The second parameter limits the number of reconnections to avoid those stalled boot, and avoid this "unable to connect to ldap server error". This is a new, but undocumented (yet) parameter.

Hope it'll help

++

----------

## bunder

so what should we set it to?  i don't want it hanging on boot, but i don't want the network ignoring ldap...

----------

## mryoung_fr

i just said it...

bind_policy hard will force ldap connection, and nss_reconnect_tries 3 will avoid the box to hang at boot.

----------

## bunder

but is 3 too low?  

do you also happen to know the wait time between retries?

i hate to seem like a pain, but i want to get this right the first time   :Wink: 

----------

## mryoung_fr

in fact, 3 is certainly not too low ... i get this information from a website telling 2 should be a good value ... if the first connection failed, then, the second should work ... that's, in a way, a bind_policy soft option, but trying 2 times and not 1 only ... which was why it causes trouble.
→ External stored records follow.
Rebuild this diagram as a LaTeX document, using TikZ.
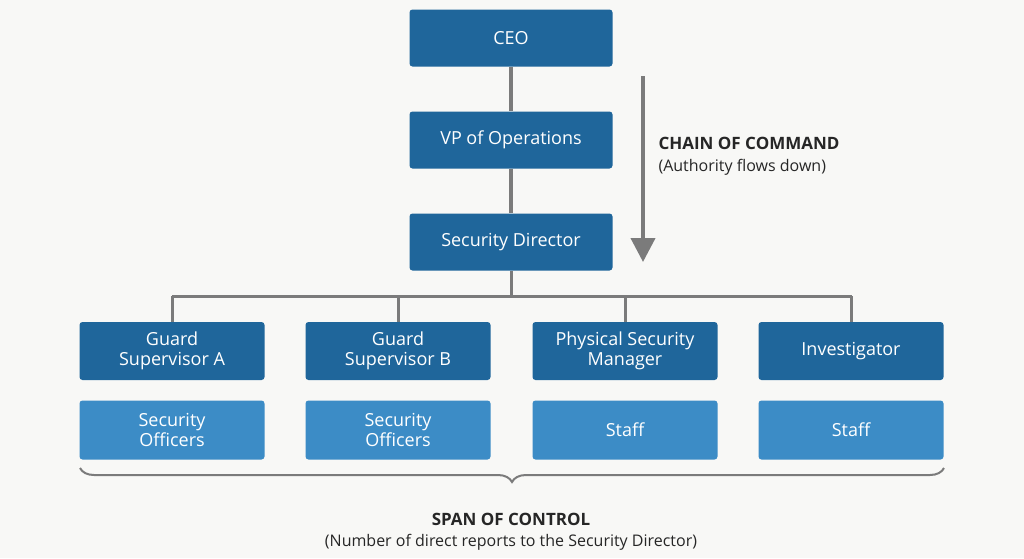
\documentclass[tikz,border=0pt]{standalone}
\usepackage{fontspec}
\setmainfont{Open Sans}
\usetikzlibrary{decorations.pathreplacing,arrows.meta}
\definecolor{dk}{HTML}{1F669B}
\definecolor{lt}{HTML}{3C8CC6}
\definecolor{ln}{HTML}{7B7B7B}
\definecolor{bg}{HTML}{F8F8F6}
\begin{document}
\begin{tikzpicture}[x=1pt,y=-1pt,
 box/.style={draw=none,fill=dk,rounded corners=3pt,text=white,minimum width=203pt,minimum height=57pt,align=center,font=\fontsize{18}{20}\selectfont},
 sub/.style={draw=none,fill=dk,rounded corners=3pt,text=white,minimum width=185pt,minimum height=58pt,align=center,font=\fontsize{18}{20}\selectfont},
 sub2/.style={sub,fill=lt,minimum height=59pt},
 con/.style={draw=ln,line width=3.5pt}]
\fill[bg] (0,0) rectangle (1024,558);
\useasboundingbox (0,0) rectangle (1024,558);
\node[box] (ceo) at (511,38) {CEO};
\node[box] (vp) at (511,140) {VP of Operations};
\node[box] (sd) at (511,242) {Security Director};
\draw[con] (ceo) -- (vp);
\draw[con] (vp) -- (sd);
\coordinate (j) at (511,296);
\coordinate (l) at (172,296);
\coordinate (r) at (852,296);
\draw[con,line width=3pt] (sd) -- (j);
\draw[con,line width=3pt] (l) -- (r);
\node[sub] (ga) at (172,351) {Guard\\Supervisor A};
\node[sub] (gb) at (398,351) {Guard\\Supervisor B};
\node[sub] (pm) at (625,351) {Physical Security\\Manager};
\node[sub] (inv) at (851,351) {Investigator};
\foreach \n/\x in {ga/172,gb/398,pm/625,inv/851}{
 \coordinate (t\n) at (\x,296);
 \draw[con,line width=3pt] (t\n) -- (\n);}
\node[sub2] (so1) at (172,430) {Security\\Officers};
\node[sub2] (so2) at (398,430) {Security\\Officers};
\node[sub2] (st1) at (625,430) {Staff};
\node[sub2] (st2) at (851,430) {Staff};
\coordinate (bl) at (80,468);
\coordinate (br) at (944,468);
\draw[ln,line width=2pt,decorate,decoration={brace,mirror,amplitude=14pt}] (bl) -- (br);
\node[font=\fontsize{17}{20}\selectfont\bfseries,text=black!85] (span) at (511,519) {SPAN OF CONTROL};
\node[font=\fontsize{16}{20}\selectfont,text=black!85] (spd) at (511,542) {(Number of direct reports to the Security Director)};
\coordinate (a1) at (643,76);
\coordinate (a2) at (643,262);
\draw[ln,line width=4pt,-{Triangle[length=24pt,width=24pt]}] (a1) -- (a2);
\node[anchor=west,font=\fontsize{17}{20}\selectfont\bfseries,text=black!85] (coc) at (655,143) {CHAIN OF COMMAND};
\node[anchor=west,font=\fontsize{16}{20}\selectfont,text=black!85] (af) at (655,167) {(Authority flows down)};
\end{tikzpicture}
\end{document}
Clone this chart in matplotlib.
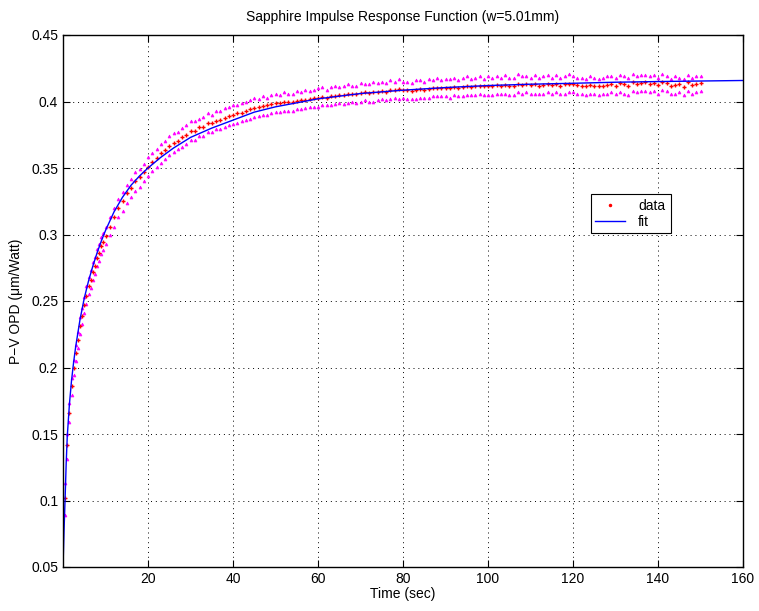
import numpy as np
import matplotlib
matplotlib.use("Agg")
import matplotlib.pyplot as plt
from matplotlib.lines import Line2D

plt.rcParams['font.family'] = ['Liberation Sans', 'DejaVu Sans']

# sample times (sec): 0.5 s steps up to 10 s, then 1 s steps
t_data = [0.5 * k for k in range(1, 21)] + list(range(11, 151))

# measured P-V OPD, units of 1e-3 um/Watt
data_milli = [
    102, 142, 166, 186, 200, 211, 221, 231, 239, 247,
    254, 261, 266, 272, 276, 282, 286, 291, 294, 299,
    306, 313, 320, 325, 331, 335, 340, 343, 347, 351,
    354.5, 357.5, 361, 363.5, 366.5, 369, 370.5, 373, 375, 377.5,
    378, 380.5, 381, 383.5, 384, 385.5, 386, 387.5, 389, 389.5,
    391, 391.5, 393, 394, 395, 395.5, 396.5, 397, 398, 399,
    398.5, 399.5, 400, 399.5, 400.5, 401, 401.5, 402, 402.5, 403,
    403.5, 403, 404, 404.5, 405, 405, 405.5, 406, 405.5, 406.5,
    407, 406.5, 407, 407.5, 408, 407.5, 408.5, 409, 409.5, 409,
    408.5, 408, 409, 409.5, 409, 409.5, 410, 410.5, 410, 410.5,
    410, 411, 410.5, 411, 411.5, 411, 411.5, 412, 411.5, 412,
    411.5, 412.5, 412, 412.5, 411.5, 412, 413, 412.5, 413, 412.5,
    413, 412, 412.5, 413, 412.5, 413.5, 412, 413, 413.5, 413,
    412.5, 412, 411.5, 412.5, 412, 411.5, 412, 412.5, 413, 412,
    414, 413, 412, 414.5, 413, 414, 415, 413.5, 414, 412.5,
    415, 414, 411.5, 412.5, 413, 411, 414.5, 412.5, 413.5, 414,
]

# upper and lower error bounds, same units
upper_milli = [
    113, 150, 173, 192, 206, 217, 227, 238, 245, 253,
    261, 268, 273, 279, 283, 289, 293, 298, 301, 306,
    313, 320, 327, 332, 337, 342, 347, 349, 353, 358,
    361, 364, 368, 370, 374, 376, 377, 380, 382, 385,
    385, 387, 388, 391, 390, 393, 393, 395, 396, 397,
    397, 399, 400, 401, 403, 402, 404, 403, 405, 406,
    405, 407, 406, 406, 408, 407, 409, 408, 409, 410,
    411, 409, 411, 412, 411, 412, 413, 412, 412, 414,
    413, 413, 415, 414, 415, 414, 416, 415, 417, 415,
    415, 414, 416, 416, 415, 417, 416, 418, 416, 417,
    417, 418, 416, 418, 419, 417, 418, 419, 417, 419,
    418, 419, 418, 420, 418, 418, 421, 419, 419, 418,
    420, 418, 419, 420, 418, 420, 418, 419, 421, 419,
    418, 418, 417, 419, 418, 417, 418, 419, 419, 418,
    420, 419, 418, 421, 419, 420, 420, 419, 420, 418,
    421, 419, 417, 419, 418, 417, 420, 418, 419, 419,
]

lower_milli = [
    89, 131, 159, 179, 194, 205, 215, 225, 233, 241,
    248, 255, 260, 266, 270, 276, 280, 285, 288, 293,
    300, 306, 313, 318, 324, 328, 333, 336, 340, 344,
    348, 351, 354, 357, 360, 362, 364, 366, 368, 371,
    371, 374, 374, 377, 377, 379, 379, 381, 382, 383,
    384, 385, 386, 387, 388, 389, 390, 390, 391, 392,
    392, 393, 393, 393, 394, 394, 395, 396, 396, 396,
    397, 397, 397, 398, 399, 398, 399, 400, 399, 400,
    401, 400, 400, 401, 402, 401, 402, 403, 402, 403,
    402, 402, 402, 403, 403, 403, 404, 404, 404, 404,
    403, 405, 404, 404, 405, 405, 405, 406, 405, 405,
    405, 406, 406, 406, 405, 405, 407, 406, 407, 406,
    406, 406, 406, 407, 406, 407, 406, 406, 407, 407,
    406, 406, 405, 406, 406, 405, 406, 406, 407, 406,
    407, 406, 405, 408, 407, 408, 408, 407, 408, 406,
    409, 408, 406, 406, 407, 405, 408, 406, 407, 408,
]

# fitted curve
t_fit = [0, 0.25, 0.5, 0.75, 1, 1.5, 2, 2.5, 3, 4, 5, 6, 7, 8, 9, 10,
         12, 14, 16, 18, 20, 23, 26, 30, 35, 40, 45, 50, 55, 60,
         70, 80, 90, 100, 110, 120, 130, 140, 150, 160]
fit_vals = [0.050, 0.078, 0.102, 0.128, 0.148, 0.172, 0.190, 0.204, 0.216,
            0.236, 0.252, 0.265, 0.276, 0.286, 0.295, 0.303, 0.317, 0.328,
            0.337, 0.344, 0.350, 0.358, 0.365, 0.373, 0.380, 0.386, 0.392,
            0.396, 0.399, 0.402, 0.406, 0.4085, 0.4105, 0.412, 0.413,
            0.4137, 0.4145, 0.415, 0.4154, 0.4158]

xticks = [20, 40, 60, 80, 100, 120, 140, 160]
yticks = [0.05, 0.1, 0.15, 0.2, 0.25, 0.3, 0.35, 0.4, 0.45]

data = np.array(data_milli) / 1000.0
upper = np.array(upper_milli) / 1000.0
lower = np.array(lower_milli) / 1000.0

fig = plt.figure(figsize=(7.59, 6.11), dpi=100)
ax = fig.add_axes([63 / 759, 44 / 611, 680 / 759, 532 / 611])

ax.plot(t_data, upper, linestyle='none', marker='^', ms=2.1, color='#ff00ff',
        markeredgewidth=0.5)
ax.plot(t_data, lower, linestyle='none', marker='^', ms=2.1, color='#ff00ff',
        markeredgewidth=0.5)
ax.plot(t_data, data, linestyle='none', marker='+', ms=3.5, color='#ff0000',
        markeredgewidth=1.0)
ax.plot(t_fit, fit_vals, color='#0000ff', lw=1.0)

ax.set_xlim(0, 160)
ax.set_ylim(0.05, 0.45)
ax.set_xticks(xticks)
ax.set_yticks(yticks)
ax.set_xticklabels([str(v) for v in xticks])
ax.set_yticklabels(['0.05', '0.1', '0.15', '0.2', '0.25', '0.3', '0.35', '0.4', '0.45'])
ax.tick_params(direction='in', top=True, right=True, labelsize=10, length=5, width=0.8)
ax.grid(True, color='black', linestyle=(0, (1, 4)), linewidth=0.7)
for s in ax.spines.values():
    s.set_linewidth(1.0)

ax.set_title('Sapphire Impulse Response Function (w=5.01mm)', fontsize=10, pad=10)
ax.set_xlabel('Time (sec)', fontsize=10, labelpad=1)
ax.set_ylabel('P\u2212V OPD (\u03bcm/Watt)', fontsize=10, labelpad=6)

handles = [Line2D([], [], linestyle='none', marker='.', ms=3, color='#ff0000'),
           Line2D([], [], color='#0000ff', lw=1.0)]
leg = ax.legend(handles, ['data', 'fit'], loc='lower left',
                bbox_to_anchor=(0.776, 0.628, 0.118, 0.075), mode='expand',
                fontsize=10, fancybox=False, framealpha=1, edgecolor='black',
                borderpad=0.3, handlelength=2.2, labelspacing=0.15,
                handletextpad=0.9, borderaxespad=0)
leg.get_frame().set_linewidth(0.8)

fig.savefig('out.png', dpi=100)
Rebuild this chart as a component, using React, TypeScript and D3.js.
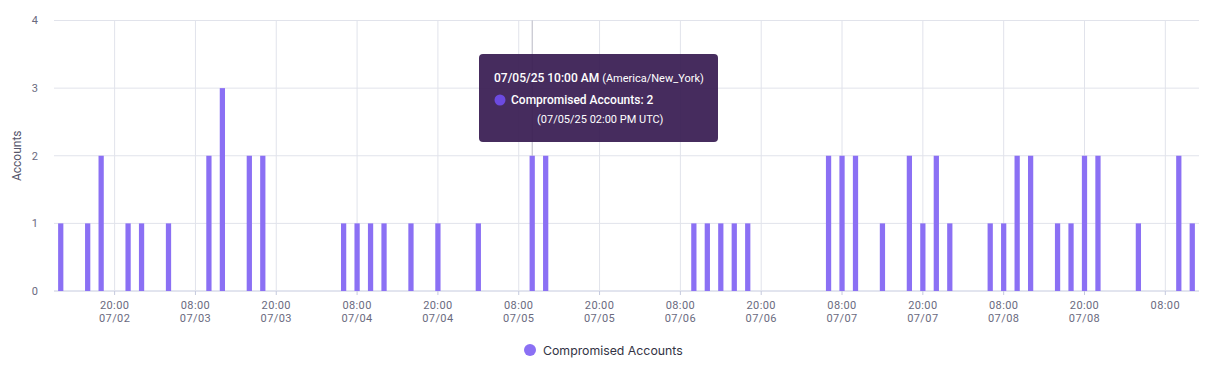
import React from "react";
import * as d3 from "d3";

const times: string[] = [
  "2025-07-02T12:00", "2025-07-02T16:00", "2025-07-02T18:00", "2025-07-02T22:00",
  "2025-07-03T00:00", "2025-07-03T04:00", "2025-07-03T10:00", "2025-07-03T12:00",
  "2025-07-03T16:00", "2025-07-03T18:00",
  "2025-07-04T06:00", "2025-07-04T08:00", "2025-07-04T10:00", "2025-07-04T12:00",
  "2025-07-04T16:00", "2025-07-04T20:00", "2025-07-05T02:00", "2025-07-05T10:00",
  "2025-07-05T12:00",
  "2025-07-06T10:00", "2025-07-06T12:00", "2025-07-06T14:00", "2025-07-06T16:00",
  "2025-07-06T18:00",
  "2025-07-07T06:00", "2025-07-07T08:00", "2025-07-07T10:00", "2025-07-07T14:00",
  "2025-07-07T18:00", "2025-07-07T20:00", "2025-07-07T22:00", "2025-07-08T00:00",
  "2025-07-08T06:00", "2025-07-08T08:00", "2025-07-08T10:00", "2025-07-08T12:00",
  "2025-07-08T16:00", "2025-07-08T18:00", "2025-07-08T20:00", "2025-07-08T22:00",
  "2025-07-09T04:00", "2025-07-09T10:00", "2025-07-09T12:00",
];
const values: number[] = [
  1, 1, 2, 1,
  1, 1, 2, 3,
  2, 2,
  1, 1, 1, 1,
  1, 1, 1, 2,
  2,
  1, 1, 1, 1,
  1,
  2, 2, 2, 1,
  2, 1, 2, 1,
  1, 1, 2, 2,
  1, 1, 2, 2,
  1, 2, 1,
];
const tickTimes: string[] = [
  "2025-07-02T20:00", "2025-07-03T08:00", "2025-07-03T20:00", "2025-07-04T08:00",
  "2025-07-04T20:00", "2025-07-05T08:00", "2025-07-05T20:00", "2025-07-06T08:00",
  "2025-07-06T20:00", "2025-07-07T08:00", "2025-07-07T20:00", "2025-07-08T08:00",
  "2025-07-08T20:00", "2025-07-09T08:00",
];
const tickDateLabels: string[] = [
  "07/02", "07/03", "07/03", "07/04", "07/04", "07/05", "07/05", "07/06",
  "07/06", "07/07", "07/07", "07/08", "07/08", "",
];
const yTicks: number[] = [0, 1, 2, 3, 4];
const domainStart = "2025-07-02T11:00";
const domainEnd = "2025-07-09T13:00";
const seriesName = "Compromised Accounts";
const hoverTime = "2025-07-05T10:00";

const W = 1217;
const H = 366;
const M = { left: 54, right: 18, top: 20.5, bottom: 75 };

const parse = (s: string) => new Date(s + ":00Z");

export default function App() {
  const x = d3.scaleUtc()
    .domain([parse(domainStart), parse(domainEnd)])
    .range([M.left, W - M.right]);
  const y = d3.scaleLinear().domain([0, 4]).range([H - M.bottom, M.top]);
  const barW = (x(parse("2025-07-02T13:00")) - x(parse("2025-07-02T11:00"))) * 0.39;
  const fmtT = d3.utcFormat("%H:%M");
  const font = "Roboto, 'Noto Sans', sans-serif";
  const hoverIdx = times.indexOf(hoverTime);
  const hx = x(parse(hoverTime));
  const gridColor = "#e1e3eb";

  const tipX = 479, tipY = 54, tipW = 239, tipH = 88;

  return (
    <svg width={W} height={H} style={{ position: "absolute", left: 0, top: 0, display: "block" }}
      fontFamily={font}>
      {yTicks.map((t) => (
        <line key={"hg" + t} x1={M.left} x2={W - M.right} y1={y(t)} y2={y(t)}
          stroke={t === 0 ? "#c5cade" : gridColor} strokeWidth={1} />
      ))}
      {tickTimes.map((t) => (
        <line key={"vg" + t} x1={x(parse(t))} x2={x(parse(t))} y1={M.top} y2={y(0)}
          stroke={gridColor} strokeWidth={1} />
      ))}
      <line x1={hx} x2={hx} y1={M.top} y2={y(values[hoverIdx])} stroke="#b8b8c4" strokeWidth={1} />
      {times.map((t, i) => (
        <rect key={"b" + t} x={x(parse(t)) - barW / 2} y={y(values[i])}
          width={barW} height={y(0) - y(values[i])} fill="#8b70f4" />
      ))}
      {yTicks.map((t) => (
        <text key={"yt" + t} x={38} y={y(t)} dy="0.35em" textAnchor="end"
          fontSize={11} fill="#6a6a7e">{t}</text>
      ))}
      {tickTimes.map((t, i) => {
        const d = parse(t);
        return (
          <g key={"xt" + t}>
            <line x1={x(d)} x2={x(d)} y1={y(0)} y2={y(0) + 4} stroke="#c5cade" />
            <text x={x(d)} y={309} textAnchor="middle" fontSize={11} fill="#6a6a7e"
              letterSpacing={0.4}>{fmtT(d)}</text>
            {tickDateLabels[i] && (
              <text x={x(d)} y={322} textAnchor="middle" fontSize={11} fill="#6a6a7e"
                letterSpacing={0.4}>{tickDateLabels[i]}</text>
            )}
          </g>
        );
      })}
      <text transform={`translate(21,${(M.top + y(0)) / 2}) rotate(-90)`} textAnchor="middle"
        fontSize={12} fill="#55556a">Accounts</text>
      <circle cx={530} cy={350} r={6} fill="#8b70f4" />
      <text x={543} y={355} fontSize={12.3} fill="#333344" fontFamily="Inter, Roboto, sans-serif">{seriesName}</text>
      <g>
        <rect x={tipX} y={tipY} width={tipW} height={tipH} rx={4} fill="#381c52" fillOpacity={0.93} />
        <text x={494} y={82} fill="#ffffff">
          <tspan fontSize={12} fontWeight={500}>07/05/25 10:00 AM </tspan>
          <tspan fontSize={11}>(America/New_York)</tspan>
        </text>
        <circle cx={500} cy={100} r={5.5} fill="#6c4ae0" />
        <text x={511} y={104} fontSize={12} fontWeight={500} fill="#ffffff">{seriesName}: {values[hoverIdx]}</text>
        <text x={537} y={123} fontSize={11} fill="#ffffff">(07/05/25 02:00 PM UTC)</text>
      </g>
    </svg>
  );
}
I set this value to 3 cause imho, 3 is a better value ... but i haven't for the moment done much tests, and i don't really know how it acts exactly.

i'll give you my feedback as soon as possible.

++

----------

## bunder

none of these work for me.  the pc still takes hours to boot.  what the heck did they break here...   :Mad: 

edit: my entire network uses this ldap setup.  i'm afraid to reboot anything else in fear that it won't come back up.

----------

## XelKarin

Just hit Ctrl-C to cancel the boot sequence.  It will ask for your root password, so enter that.  Then edit /etc/nsswitch.conf and comment out ldap for passwd, shadow, and group.  Then reboot the machine.  That should get your machine to boot with no problems.  After it boots you can add ldap back into nsswitch.conf.  I haven't rebooted since I tried mryoung's suggestions, but you may want to look into setting the bind_timelimit option in /etc/ldap.conf to a lower value.  It defaults to 30 seconds I think.

----------

## bunder

 *XelKarin wrote:*   

> Just hit Ctrl-C to cancel the boot sequence.  It will ask for your root password, so enter that.  Then edit /etc/nsswitch.conf and comment out ldap for passwd, shadow, and group.  Then reboot the machine.  That should get your machine to boot with no problems.  After it boots you can add ldap back into nsswitch.conf.  I haven't rebooted since I tried mryoung's suggestions, but you may want to look into setting the bind_timelimit option in /etc/ldap.conf to a lower value.  It defaults to 30 seconds I think.

 

i tried taking out ldap from nsswitch.conf.  if i do that, it will go, but i won't be able to log in.  for some reason if i leave ldap enabled partially nothing works.

----------